Acabaria por deixar o Parlamento. Em nova entrevista ao DN (cujo título era "A Missão da Mulher é Assombrar"), explicava, em Setembro de 1983, as suas motivações: "A minha entrada na política foi muito condicionada pelo objetivo de defender um estatuto cultural na Assembleia da República. Eu não entrei na Política pela Política". Sobre a sua saída do PSD, diria: "(...) Sou imprestável para partidos (...) Só aceito a disciplina quando me demonstram que ela é uma necessidade ética ou criadora."

Conheci pessoalmente Natália Correia na quinta-feira santa de 1992, tinha eu 24 anos, e apenas porque uma colega do JL (onde então trabalhávamos) me pediu que a acompanhasse numa entrevista em casa da poeta. Como era voz corrente no meio, a sua lenda intimidava os mais ousados entrevistadores. Assim aparecemos nós, a Maria Leonor Nunes, o fotógrafo João Ribeiro, veterano do seu ofício já na época sócio nº 1 do Sindicato dos Jornalistas, e eu própria, em casa de Natália quase à hora de jantar. A Maria Leonor gravava e eu tomava notas, explicando previamente à entrevistada que preferia escrever (hábito que me passaria mais tarde) a recorrer ao gravador. Natália gostou disso e aconselhou-me a preferir sempre a intuição aos registos mecânicos de palavras e gestos. Menos de um ano depois, morreu de forma súbita. Nos meses que se seguiram, era lancinante ver o seu viúvo, o poeta Dórdio Guimarães, sentado à mesa da pastelaria Smarta (que ficava no piso térreo do prédio onde vivia) cada vez mais perdido, até à sua própria morte, aos 59 anos, em 1997.

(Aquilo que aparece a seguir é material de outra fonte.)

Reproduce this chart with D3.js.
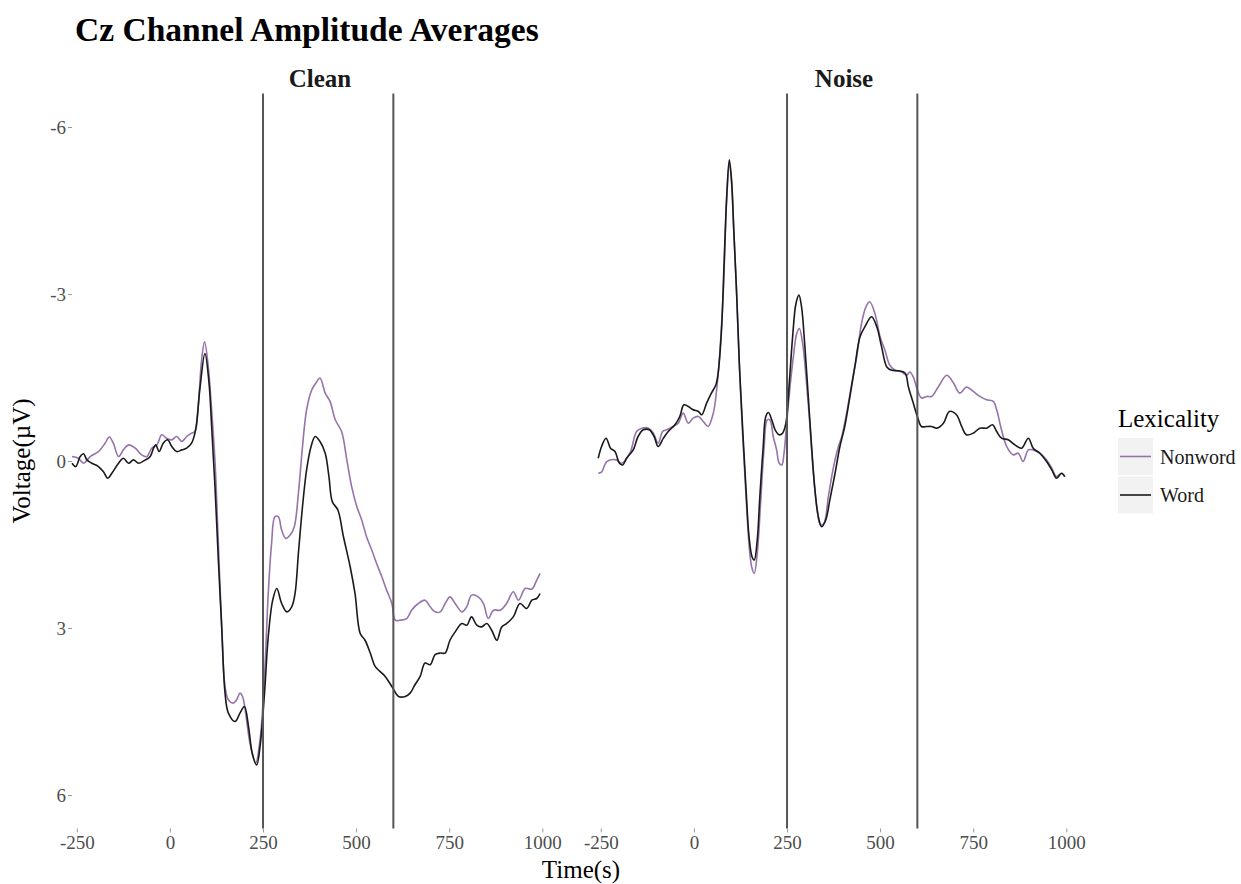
<!DOCTYPE html>
<html>
<head>
<meta charset="utf-8">
<script src="https://cdn.jsdelivr.net/npm/d3@7"></script>
<style>
  body { margin: 0; background: #fff; }
  svg text { font-family: "Liberation Serif", "Times New Roman", serif; }
</style>
</head>
<body>
<div id="chart"></div>
<script>
// Cz channel ERP averages, two conditions side by side

var conditions = ["Clean", "Noise"],
    lexicality = ["Nonword", "Word"],
    lineColors = ["#9673ab", "#1a1a1a"],
    xTicks = [-250, 0, 250, 500, 750, 1000],
    yTicks = [-6, -3, 0, 3, 6],
    windowMarks = [250, 600];

// [time (ms), amplitude (uV)]
var cleanNonword = [[-263,-0.08],[-246,-0.05],[-232,0.04],[-214,-0.08],[-192,-0.17],[-174,-0.32],[-163,-0.43],[-152,-0.32],[-138,-0.08],[-125,-0.20],[-111,-0.29],[-93,-0.23],[-76,-0.11],[-62,-0.08],[-49,-0.23],[-35,-0.29],[-22,-0.47],[-9,-0.41],[5,-0.38],[18,-0.44],[32,-0.35],[45,-0.44],[58,-0.50],[67,-0.53],[76,-1.0],[85,-1.81],[93,-2.14],[103,-1.69],[112,-0.92],[121,0.0],[130,1.48],[139,2.98],[148,4.05],[157,4.29],[170,4.35],[179,4.29],[188,4.17],[195,4.23],[202,4.47],[215,5.07],[230,5.43],[242,5.01],[254,3.87],[264,2.38],[273,1.48],[282,1.0],[291,1.0],[300,1.24],[311,1.39],[323,1.33],[334,1.18],[345,0.58],[356,-0.26],[367,-0.92],[381,-1.28],[392,-1.40],[403,-1.49],[417,-1.22],[430,-1.07],[444,-0.74],[461,-0.53],[475,-0.02],[488,0.46],[502,0.82],[515,1.06],[528,1.36],[542,1.60],[555,1.84],[569,2.08],[582,2.32],[596,2.56],[605,2.86],[618,2.86],[636,2.83],[649,2.68],[667,2.56],[685,2.50],[699,2.62],[712,2.71],[726,2.71],[739,2.56],[752,2.44],[766,2.56],[784,2.71],[797,2.62],[810,2.41],[828,2.44],[842,2.56],[855,2.83],[869,2.68],[887,2.68],[904,2.56],[922,2.35],[936,2.50],[954,2.29],[972,2.30],[985,2.14],[994,2.02]];

var cleanWord = [[-263,0.04],[-253,0.10],[-241,-0.08],[-232,-0.13],[-223,-0.02],[-210,0.04],[-192,0.10],[-179,0.19],[-167,0.31],[-156,0.22],[-138,0.04],[-125,-0.05],[-111,0.04],[-98,-0.02],[-84,0.04],[-66,-0.02],[-53,-0.08],[-44,-0.23],[-38,-0.29],[-29,-0.17],[-18,-0.32],[-6,-0.38],[5,-0.26],[18,-0.17],[32,-0.20],[45,-0.23],[58,-0.32],[69,-0.56],[81,-1.33],[94,-1.93],[105,-1.40],[112,-0.62],[121,0.46],[130,1.78],[139,2.98],[148,4.17],[157,4.53],[175,4.68],[188,4.53],[200,4.41],[211,4.77],[221,5.25],[233,5.46],[242,5.13],[254,4.17],[264,3.16],[276,2.50],[287,2.29],[300,2.56],[314,2.71],[327,2.62],[336,2.38],[345,1.66],[356,0.82],[367,0.16],[379,-0.26],[390,-0.44],[403,-0.35],[417,-0.14],[427,0.28],[436,0.73],[451,0.88],[466,1.36],[484,1.90],[497,2.38],[511,3.10],[524,3.22],[538,3.45],[551,3.69],[564,3.78],[578,3.87],[596,4.05],[614,4.23],[632,4.23],[645,4.17],[658,4.02],[672,3.87],[685,3.63],[699,3.66],[712,3.48],[726,3.45],[739,3.45],[752,3.22],[766,3.07],[784,2.92],[797,2.95],[810,2.80],[824,2.95],[837,2.98],[851,2.92],[864,3.04],[878,3.22],[891,2.98],[904,2.92],[922,2.80],[940,2.56],[958,2.65],[972,2.50],[985,2.47],[994,2.38]];

var noiseNonword = [[-257,0.22],[-248,0.20],[-234,0.01],[-208,-0.02],[-194,0.04],[-172,-0.14],[-154,-0.53],[-140,-0.59],[-122,-0.59],[-109,-0.50],[-96,-0.32],[-84,-0.53],[-73,-0.56],[-56,-0.62],[-42,-0.68],[-29,-0.86],[-15,-0.68],[-2,-0.77],[12,-0.80],[25,-0.71],[38,-0.62],[52,-0.86],[61,-1.28],[70,-1.99],[79,-3.07],[88,-4.70],[95,-5.35],[101,-5.0],[107,-4.15],[115,-2.95],[122,-1.70],[131,-0.45],[140,0.65],[148,1.50],[155,1.90],[162,2.02],[170,1.66],[179,0.76],[188,-0.20],[197,-0.74],[204,-0.74],[213,-0.44],[222,-0.20],[229,0.04],[236,0.07],[242,-0.14],[249,-0.68],[258,-1.33],[267,-1.87],[276,-2.29],[283,-2.38],[292,-2.11],[301,-1.51],[311,-0.68],[320,0.16],[331,0.88],[340,1.15],[349,1.12],[361,0.64],[375,0.10],[388,-0.26],[397,-0.44],[410,-0.86],[424,-1.40],[437,-1.87],[450,-2.47],[462,-2.77],[472,-2.86],[486,-2.65],[500,-2.23],[513,-1.99],[526,-1.72],[540,-1.63],[558,-1.60],[571,-1.54],[580,-1.60],[589,-1.51],[600,-1.28],[611,-1.13],[625,-1.16],[638,-1.16],[656,-1.33],[679,-1.54],[697,-1.40],[714,-1.22],[732,-1.33],[750,-1.25],[768,-1.16],[786,-1.10],[804,-1.07],[813,-0.92],[826,-0.56],[840,-0.26],[858,-0.11],[871,-0.14],[884,0.01],[898,-0.20],[911,-0.20],[929,-0.14],[947,-0.02],[961,0.13],[974,0.28],[987,0.22],[996,0.28]];

var noiseWord = [[-257,-0.05],[-248,-0.26],[-236,-0.41],[-224,-0.23],[-212,-0.17],[-200,0.04],[-191,0.07],[-181,-0.05],[-163,-0.20],[-150,-0.44],[-136,-0.56],[-120,-0.56],[-107,-0.44],[-96,-0.26],[-82,-0.41],[-69,-0.53],[-51,-0.65],[-38,-0.80],[-27,-1.01],[-15,-0.98],[-2,-0.92],[12,-0.89],[21,-0.83],[34,-1.04],[47,-1.22],[59,-1.37],[65,-1.58],[74,-2.35],[81,-3.55],[88,-4.75],[95,-5.41],[101,-5.05],[107,-4.15],[115,-2.95],[122,-1.75],[131,-0.56],[140,0.52],[148,1.36],[156,1.72],[162,1.78],[170,1.42],[177,0.64],[186,-0.26],[193,-0.80],[200,-0.87],[209,-0.74],[218,-0.56],[229,-0.47],[238,-0.50],[247,-0.68],[256,-1.40],[265,-2.23],[274,-2.83],[282,-2.98],[289,-2.77],[298,-2.05],[307,-1.16],[316,-0.26],[325,0.52],[334,1.0],[343,1.18],[354,1.06],[365,0.70],[379,0.22],[392,-0.26],[405,-0.62],[419,-1.16],[432,-1.69],[446,-2.23],[459,-2.41],[477,-2.59],[491,-2.41],[504,-2.05],[518,-1.69],[531,-1.63],[549,-1.62],[567,-1.58],[576,-1.33],[589,-1.04],[600,-0.80],[611,-0.62],[625,-0.62],[638,-0.62],[652,-0.59],[670,-0.68],[686,-0.89],[705,-0.83],[719,-0.62],[732,-0.47],[750,-0.50],[768,-0.59],[786,-0.59],[802,-0.65],[813,-0.53],[826,-0.41],[844,-0.38],[862,-0.29],[880,-0.23],[898,-0.41],[911,-0.23],[929,-0.14],[947,0.01],[961,0.16],[974,0.31],[987,0.22],[996,0.28]];

var panelSeries = [[cleanNonword, cleanWord], [noiseNonword, noiseWord]];

// Layout
var width = 1241,
    height = 884,
    panelTop = 93.6,
    panelBottom = 828.4,
    panelWidth = 496,
    panelLefts = [72, 596];

var plainNumber = function(d) { return String(d); };

var svg = d3.select("#chart").append("svg")
    .attr("width", width)
    .attr("height", height);

svg.append("rect")
    .attr("width", width)
    .attr("height", height)
    .attr("fill", "#fff");

// voltage axis is flipped: negative up
var y = d3.scaleLinear()
    .domain([-6.6, 6.6])
    .range([panelTop, panelBottom]);

var colorScale = d3.scaleOrdinal()
    .domain(lexicality)
    .range(lineColors);

conditions.forEach(function(cond, i) {
  var x = d3.scaleLinear()
      .domain([-263, 1069])
      .range([panelLefts[i], panelLefts[i] + panelWidth]);

  var g = svg.append("g").attr("class", "panel");

  var line = d3.line()
      .x(function(d) { return x(d[0]); })
      .y(function(d) { return y(d[1]); })
      .curve(d3.curveCatmullRom.alpha(0.5));

  g.selectAll(".erp")
    .data(panelSeries[i])
    .enter().append("path")
      .attr("class", "erp")
      .attr("d", line)
      .attr("fill", "none")
      .attr("stroke", function(d, k) { return colorScale(lexicality[k]); })
      .attr("stroke-width", 1.6)
      .attr("stroke-linejoin", "round");

  g.selectAll(".mark")
    .data(windowMarks)
    .enter().append("line")
      .attr("class", "mark")
      .attr("x1", function(d) { return x(d); })
      .attr("x2", function(d) { return x(d); })
      .attr("y1", panelTop)
      .attr("y2", panelBottom)
      .attr("stroke", "#555")
      .attr("stroke-width", 2);

  // x axis
  var xAxis = g.append("g")
      .attr("transform", "translate(0," + panelBottom + ")")
      .call(d3.axisBottom(x).tickValues(xTicks).tickFormat(plainNumber).tickSize(4).tickPadding(3));
  xAxis.select(".domain").remove();
  xAxis.selectAll(".tick line").attr("stroke", "#999");
  xAxis.selectAll(".tick text")
      .attr("fill", "#4d4d4d")
      .style("font-size", "19px");

  // strip label
  svg.append("text")
      .attr("x", panelLefts[i] + panelWidth / 2)
      .attr("y", 87)
      .attr("text-anchor", "middle")
      .style("font-size", "25px")
      .style("font-weight", "bold")
      .attr("fill", "#1a1a1a")
      .text(cond);
});

// y axis
var yAxis = svg.append("g")
    .attr("transform", "translate(" + panelLefts[0] + ",0)")
    .call(d3.axisLeft(y).tickValues(yTicks).tickFormat(plainNumber).tickSize(4).tickPadding(2));
yAxis.select(".domain").remove();
yAxis.selectAll(".tick line").attr("stroke", "#999");
yAxis.selectAll(".tick text")
    .attr("fill", "#4d4d4d")
    .style("font-size", "19px");

// titles
svg.append("text")
    .attr("x", 75)
    .attr("y", 41)
    .style("font-size", "33.5px")
    .style("font-weight", "bold")
    .text("Cz Channel Amplitude Averages");

svg.append("text")
    .attr("x", 581)
    .attr("y", 878)
    .attr("text-anchor", "middle")
    .style("font-size", "25px")
    .text("Time(s)");

svg.append("text")
    .attr("transform", "translate(30,461) rotate(-90)")
    .attr("text-anchor", "middle")
    .style("font-size", "25px")
    .text("Voltage(\u00b5V)");

// legend
var legend = svg.append("g").attr("transform", "translate(1118,0)");

legend.append("text")
    .attr("x", 0)
    .attr("y", 427)
    .style("font-size", "25px")
    .text("Lexicality");

var keys = legend.selectAll(".key")
    .data(lexicality)
    .enter().append("g")
      .attr("class", "key")
      .attr("transform", function(d, k) { return "translate(0," + (438 + k * 38.5) + ")"; });

keys.append("rect")
    .attr("width", 35)
    .attr("height", 37)
    .attr("fill", "#f2f2f2");

keys.append("line")
    .attr("x1", 2)
    .attr("x2", 33)
    .attr("y1", 18.5)
    .attr("y2", 18.5)
    .attr("stroke", function(d) { return colorScale(d); })
    .attr("stroke-width", 1.6);

keys.append("text")
    .attr("x", 42)
    .attr("y", 18.5)
    .attr("dy", "0.35em")
    .style("font-size", "20px")
    .attr("fill", "#1a1a1a")
    .text(function(d) { return d; });
</script>
</body>
</html>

Voltei, uma derradeira vez a essa casa, depois da morte de ambos, quando a amiga do casal, Helena Roseta, organizava o espólio. Lá estavam, como órfãos, os vestidos comprados em Paris, as luvas, os livros, os retratos e os autorretratos, muitos Cristos, vestígio da nunca recusada religiosidade de Natália. Os objetos falavam-me da menina frágil guardada no relicário da mulher forte, maior do que a vida. A que ela deixara entrever no poema Auto-Retrato"Por vezes fêmea. Por vezes monja./Conforme a noite. Conforme o dia. //Aranha de ouro/presa na teia dos seus ardis. / E aos pés um coração de louça/quebrado em jogos infantis."